Values and Beliefs

What are Values?

Values are what you spend time focusing on, things that are important to you in a specific context. Typically we have a different set of values for:

  1. Career
  2. Family
  3. Relationships
  4. Health & Fitness
All stand alone, yet all are linked too. Typical values could be:
  • Fun
  • Enjoyment
  • Money
  • Excitement
  • Security
  • Freedom
  • Playfulness
  • Seriousness
  • Honesty
  • etc.

Values Conflicts

The problem that many people have is that either their values conflict with one another e.g. Freedom and Security could conflict or values may conflict within themselves.

Often this is down to a limiting decision, perhaps you decided at some point that failure was not for you, or perhaps you decided that everything in life was unfair and doomed to failure?

Perhaps something happened in your  life that led you to unconsciously decide never to be without money or success.

All these limiting decisions are what we call ‘away from’ decisions where you are motivated by what you are trying to move away from.

Perhaps you are scared of the competition and your motivation is to beat them?

Perhaps you are nervous of the way the economy is going and you are doing everything you can to not have a failed business?
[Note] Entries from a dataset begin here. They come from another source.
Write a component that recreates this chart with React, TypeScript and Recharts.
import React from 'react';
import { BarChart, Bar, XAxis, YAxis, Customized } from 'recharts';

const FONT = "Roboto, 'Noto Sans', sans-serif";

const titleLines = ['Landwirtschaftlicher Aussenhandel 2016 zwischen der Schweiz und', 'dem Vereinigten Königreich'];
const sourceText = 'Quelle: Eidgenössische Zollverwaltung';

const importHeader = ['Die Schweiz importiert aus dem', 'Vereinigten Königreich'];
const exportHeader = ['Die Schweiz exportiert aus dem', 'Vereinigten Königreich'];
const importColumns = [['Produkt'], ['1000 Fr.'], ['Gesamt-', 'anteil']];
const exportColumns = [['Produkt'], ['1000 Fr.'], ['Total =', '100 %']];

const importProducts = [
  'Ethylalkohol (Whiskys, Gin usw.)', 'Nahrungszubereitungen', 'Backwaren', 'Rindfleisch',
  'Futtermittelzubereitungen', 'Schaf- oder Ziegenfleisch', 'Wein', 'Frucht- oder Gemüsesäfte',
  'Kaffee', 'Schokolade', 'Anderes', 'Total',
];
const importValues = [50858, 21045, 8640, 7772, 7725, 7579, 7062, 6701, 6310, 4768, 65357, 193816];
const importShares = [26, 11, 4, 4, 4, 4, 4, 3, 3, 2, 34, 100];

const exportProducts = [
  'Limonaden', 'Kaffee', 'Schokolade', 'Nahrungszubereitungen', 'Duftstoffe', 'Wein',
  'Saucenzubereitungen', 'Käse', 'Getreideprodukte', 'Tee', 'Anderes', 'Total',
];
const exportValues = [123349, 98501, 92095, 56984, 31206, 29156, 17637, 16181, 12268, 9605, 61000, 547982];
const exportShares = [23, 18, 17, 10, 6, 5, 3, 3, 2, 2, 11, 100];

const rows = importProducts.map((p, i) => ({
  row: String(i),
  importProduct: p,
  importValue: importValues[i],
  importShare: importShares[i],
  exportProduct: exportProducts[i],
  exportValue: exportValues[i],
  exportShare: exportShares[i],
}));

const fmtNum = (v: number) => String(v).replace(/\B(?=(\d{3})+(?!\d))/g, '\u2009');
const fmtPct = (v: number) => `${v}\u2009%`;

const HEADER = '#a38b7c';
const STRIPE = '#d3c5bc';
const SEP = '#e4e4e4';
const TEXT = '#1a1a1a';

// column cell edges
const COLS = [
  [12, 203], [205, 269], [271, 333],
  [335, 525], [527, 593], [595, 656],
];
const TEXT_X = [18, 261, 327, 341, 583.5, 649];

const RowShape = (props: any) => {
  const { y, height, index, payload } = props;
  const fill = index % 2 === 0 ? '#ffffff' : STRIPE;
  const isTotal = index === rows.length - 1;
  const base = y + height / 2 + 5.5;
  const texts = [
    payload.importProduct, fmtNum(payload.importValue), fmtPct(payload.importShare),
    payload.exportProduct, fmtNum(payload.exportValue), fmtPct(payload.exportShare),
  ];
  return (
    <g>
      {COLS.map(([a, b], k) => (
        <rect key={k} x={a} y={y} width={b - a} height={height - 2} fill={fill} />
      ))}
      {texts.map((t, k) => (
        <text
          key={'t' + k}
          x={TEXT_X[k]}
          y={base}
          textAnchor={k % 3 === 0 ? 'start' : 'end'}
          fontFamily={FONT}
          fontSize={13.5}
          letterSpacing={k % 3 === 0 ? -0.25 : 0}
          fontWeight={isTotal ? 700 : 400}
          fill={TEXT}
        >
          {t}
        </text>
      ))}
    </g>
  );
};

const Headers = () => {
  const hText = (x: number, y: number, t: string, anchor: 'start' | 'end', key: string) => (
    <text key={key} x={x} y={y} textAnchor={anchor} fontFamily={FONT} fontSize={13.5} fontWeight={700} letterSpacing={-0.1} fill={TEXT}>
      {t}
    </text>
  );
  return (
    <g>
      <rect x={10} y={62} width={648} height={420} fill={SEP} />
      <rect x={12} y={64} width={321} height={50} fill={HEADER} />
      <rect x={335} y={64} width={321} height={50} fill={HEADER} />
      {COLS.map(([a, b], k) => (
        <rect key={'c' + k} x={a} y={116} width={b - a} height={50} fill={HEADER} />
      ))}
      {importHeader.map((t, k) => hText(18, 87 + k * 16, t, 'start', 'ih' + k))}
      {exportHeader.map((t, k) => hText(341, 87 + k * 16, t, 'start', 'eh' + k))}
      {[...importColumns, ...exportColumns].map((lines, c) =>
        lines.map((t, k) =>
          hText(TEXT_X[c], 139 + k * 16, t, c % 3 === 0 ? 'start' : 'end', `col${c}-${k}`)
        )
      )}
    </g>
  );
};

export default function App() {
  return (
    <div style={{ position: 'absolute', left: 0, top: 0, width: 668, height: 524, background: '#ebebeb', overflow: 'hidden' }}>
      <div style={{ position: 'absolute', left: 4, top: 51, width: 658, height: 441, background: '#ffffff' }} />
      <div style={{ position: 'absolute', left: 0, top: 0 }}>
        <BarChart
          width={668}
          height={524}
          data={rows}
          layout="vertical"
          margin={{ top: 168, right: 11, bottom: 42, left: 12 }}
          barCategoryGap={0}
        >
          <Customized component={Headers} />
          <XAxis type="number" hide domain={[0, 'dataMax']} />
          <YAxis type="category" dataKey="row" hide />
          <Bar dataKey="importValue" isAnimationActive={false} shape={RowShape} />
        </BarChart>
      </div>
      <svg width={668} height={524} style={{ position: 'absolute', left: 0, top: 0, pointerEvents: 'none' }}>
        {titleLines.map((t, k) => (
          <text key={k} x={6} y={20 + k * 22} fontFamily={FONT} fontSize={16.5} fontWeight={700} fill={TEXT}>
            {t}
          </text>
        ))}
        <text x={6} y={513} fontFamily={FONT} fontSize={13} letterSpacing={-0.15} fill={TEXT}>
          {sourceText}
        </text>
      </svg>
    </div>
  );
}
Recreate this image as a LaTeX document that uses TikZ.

Again, these are all ‘away from’ motivations – so the further you get away from them, the weaker the motivation will become and you’ll bounce right back to where you started and not make progress

These are rarely conscious decisions, but they are decisions none the less, that are often made without conscious awareness… but what to do about them?

The key is to become aware of them, then to ensure that you are focused firmly on the positive, not the negative. It sounds like a small shift but it’s not, it’s huge and will make a massive impact on your life if you can do it.

Realigning Values

The process of re-aligning your thoughts and values like this often takes some time and facilitation by an expert master coach – so here’s a quick way to start.

1. List in single words everything that is important to you about your career or running your laboratory
2. Identify what that means
3. Label if this is ‘towards’ or ‘away from’ motivated.

What is important to you about your career or laboratory?

Simply start a list of what it is important to you about your career or lab, here’s an example:
1. Fun
2. Money
3. Enjoyment
4. Helping others
5. Relaxing
6. Health
7. Progress
8. Honesty
9. Openness

Keep going until you have about 20 things on the list (this is where a Master NLP Coach can help you to get more)

Once you’ve got a list, put them in order of priority.

Identify what that value means to you

Take each item in your list and ask ‘What does that mean to me?’ then write down your answer. E.g.

‘Money means being able to relax with enough income’

Now take the opposite of that so you have a range.

Money means:

NOT being able to relax with enough Being able to relax with enough

Label whether this is ‘towards’ or ‘away from’ motivated.

Now comes the key part, look at that range, and ask – honestly – where are you? Are you 100% motivated by being able to relax? Or are you only 40% towards being able to relax and 60% away from NOT being able to relax… or somewhere else along that line?

Decide where you are on the line – what % towards and what % away from.

Now repeat for the top 8 in your list and look to see how many ‘away from’ motivations you have?

These are ALL limiting decisions that are holding you back… so in our example above the limiting decision is “When did I decide that money means being relaxed?”

Once you’ve got those decisions you can start to deal with them – again this is where a Master NLP Coach can use techniques to help you get rid of them. Simply listing them all now will indeed help you to focus your mind on what you want, not what you don’t want – right!

So it’s better today when you stop, and think, then ask yourself what you are focusing on and decide now to focus on what you do want, we all know it works as we go forwards in life… don’t we?